Developers rely on the browser security model in countless ways already. A fundamental attribute of security models is reliability. I realize that not all browsers will have CSP in the foreseeable future, but that is orthogonal from being able to detect & rely upon CSP when it is present. And so no, I don't think there is an inconsistency in my earlier statements below.

there may be a bug
- we fix it

the user may have turned it off
- that's why you need to send a CSP supported header, and not rely on version sniffing. Furthermore, not sure why the user would turn it off (does the user turn off same-origin restrictions, or cross-frame navigation restrictions, or ...)

there may be a very similar attack Y using the same flaw which CSP can't prevent, and so on.
- which is why we aren't prevent attacks, we are enforcing policies. There is no "PREVENT XSS" switch in CSP for that reason. If anything, this is a compelling argument for versioning because we may have to update CSP in the future to modify existing policies or add new ones

  Lucas.

On Dec 19, 2008, at 9:35 AM, Gervase Markham wrote:

Lucas Adamski wrote:
Well, I think any security feature/model has to have some properties
that are reliable.

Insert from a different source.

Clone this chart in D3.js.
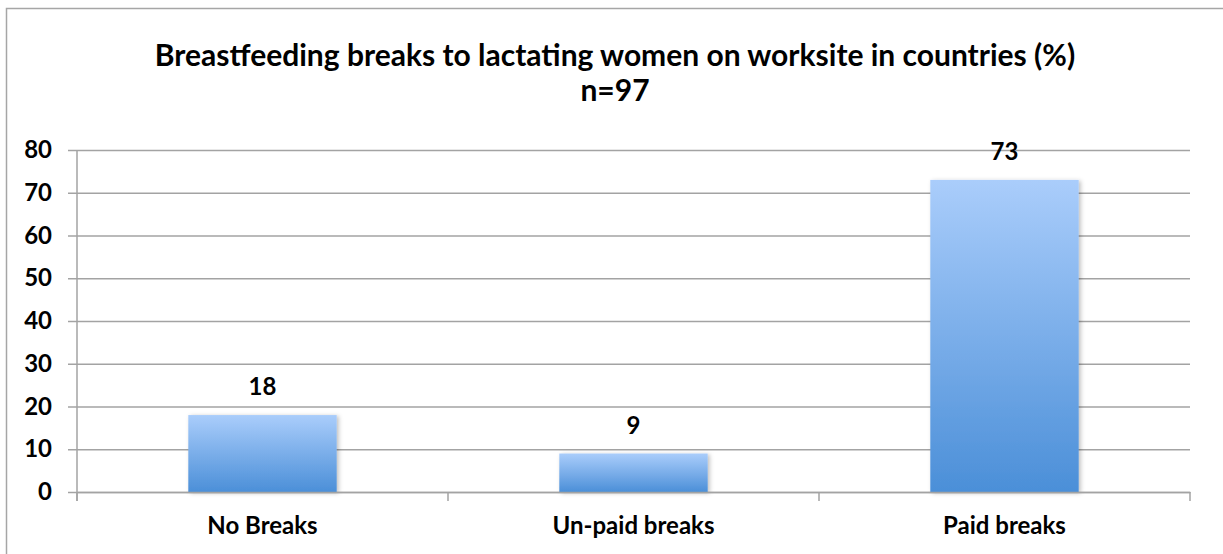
<!DOCTYPE html>
<html>
<head>
<meta charset="utf-8">
<script src="https://cdn.jsdelivr.net/npm/d3@7"></script>
<style>
  body { margin: 0; background: #fff; }
  svg { display: block; font-family: Lato, "Open Sans", sans-serif; }
</style>
</head>
<body>
<div id="chart"></div>
<script>
const categories = ["No Breaks", "Un-paid breaks", "Paid breaks"];
const values = [18, 9, 73];
const yTicks = [0, 10, 20, 30, 40, 50, 60, 70, 80];
const titleLines = ["Breastfeeding breaks to lactating women on worksite in countries (%)", "n=97"];

const width = 1223, height = 554;
const margin = { top: 150, right: 33, bottom: 62, left: 77 };
const plotW = width - margin.left - margin.right;
const plotH = height - margin.top - margin.bottom;
const labelSize = 24;

const svg = d3.select("#chart").append("svg")
  .attr("width", width)
  .attr("height", height);

const defs = svg.append("defs");
const grad = defs.append("linearGradient")
  .attr("id", "barGrad")
  .attr("x1", 0).attr("y1", 0).attr("x2", 0).attr("y2", 1);
grad.append("stop").attr("offset", "0%").attr("stop-color", "#aacdfb");
grad.append("stop").attr("offset", "100%").attr("stop-color", "#4b8fd8");

const shadow = defs.append("filter").attr("id", "shadow")
  .attr("x", "-10%").attr("y", "-10%").attr("width", "130%").attr("height", "130%");
shadow.append("feDropShadow")
  .attr("dx", 2).attr("dy", 1).attr("stdDeviation", 2)
  .attr("flood-color", "#000").attr("flood-opacity", 0.25);

// outer frame (cropped on the right/bottom in the original)
svg.append("rect")
  .attr("x", 6.5).attr("y", 8.5)
  .attr("width", width + 20).attr("height", height + 20)
  .attr("fill", "none")
  .attr("stroke", "#a6a6a6")
  .attr("stroke-width", 1.5);

svg.append("g")
  .selectAll("text")
  .data(titleLines)
  .join("text")
  .attr("x", 615)
  .attr("y", (d, i) => 66 + i * 35)
  .attr("text-anchor", "middle")
  .attr("font-size", 30)
  .attr("font-weight", "bold")
  .attr("fill", "#000")
  .text(d => d);

const x = d3.scaleBand().domain(categories).range([0, plotW]).padding(0);
const y = d3.scaleLinear().domain([0, 80]).range([plotH, 0]);

const g = svg.append("g").attr("transform", `translate(${margin.left},${margin.top})`);

// gridlines + y ticks
const yAxis = g.append("g")
  .call(d3.axisLeft(y).tickValues(yTicks).tickSize(9).tickPadding(16))
  .call(a => a.select(".domain").remove());
yAxis.selectAll(".tick line")
  .attr("x2", plotW)
  .attr("x1", -9)
  .attr("stroke", "#a3a3a3")
  .attr("stroke-width", 1.5);
yAxis.selectAll(".tick text")
  .attr("font-size", labelSize)
  .attr("font-weight", "bold")
  .attr("font-family", "Lato, 'Open Sans', sans-serif")
  .attr("fill", "#000");

// y axis line
g.append("line")
  .attr("x1", 0).attr("x2", 0)
  .attr("y1", 0).attr("y2", plotH + 9)
  .attr("stroke", "#a3a3a3").attr("stroke-width", 1.5);

// bars
const barW = x.bandwidth() * 0.4;
g.append("g")
  .selectAll("rect")
  .data(values)
  .join("rect")
  .attr("x", (d, i) => x(categories[i]) + (x.bandwidth() - barW) / 2)
  .attr("y", d => y(d))
  .attr("width", barW)
  .attr("height", d => plotH - y(d))
  .attr("fill", "url(#barGrad)")
  .attr("filter", "url(#shadow)");

// x axis
const xAxis = g.append("g")
  .attr("transform", `translate(0,${plotH})`)
  .call(d3.axisBottom(x).tickSize(0).tickPadding(25));
xAxis.select(".domain").attr("stroke", "#a3a3a3").attr("stroke-width", 1.5);
xAxis.selectAll(".tick text")
  .attr("font-size", labelSize)
  .attr("font-weight", "bold")
  .attr("font-family", "Lato, 'Open Sans', sans-serif")
  .attr("fill", "#000");
g.append("g")
  .selectAll("line")
  .data(d3.range(categories.length + 1))
  .join("line")
  .attr("x1", i => i * x.step()).attr("x2", i => i * x.step())
  .attr("y1", plotH).attr("y2", plotH + 9)
  .attr("stroke", "#a3a3a3").attr("stroke-width", 1.5);

// value labels
g.append("g")
  .selectAll("text")
  .data(values)
  .join("text")
  .attr("x", (d, i) => x(categories[i]) + x.bandwidth() / 2)
  .attr("y", d => y(d) - 20)
  .attr("text-anchor", "middle")
  .attr("font-size", labelSize)
  .attr("font-weight", "bold")
  .attr("fill", "#000")
  .text(d => d);
</script>
</body>
</html>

So CSP may not prevent XSS is the blanket sense, but it still needs to be able to enforce some set of restrictions that the
developer can rely upon.

Your second sentence doesn't follow from your first, in this context.

Yes, if CSP promises it'll prevent exact attack scenario X, it should
prevent X, and if it doesn't prevent X, it's a bug. (But all that's
really saying is that it's deterministic.) No, that doesn't mean that
developers should rely on a particular browser preventing attack X.
There may be a bug, the user may have turned it off, there may be a very similar attack Y using the same flaw which CSP can't prevent, and so on.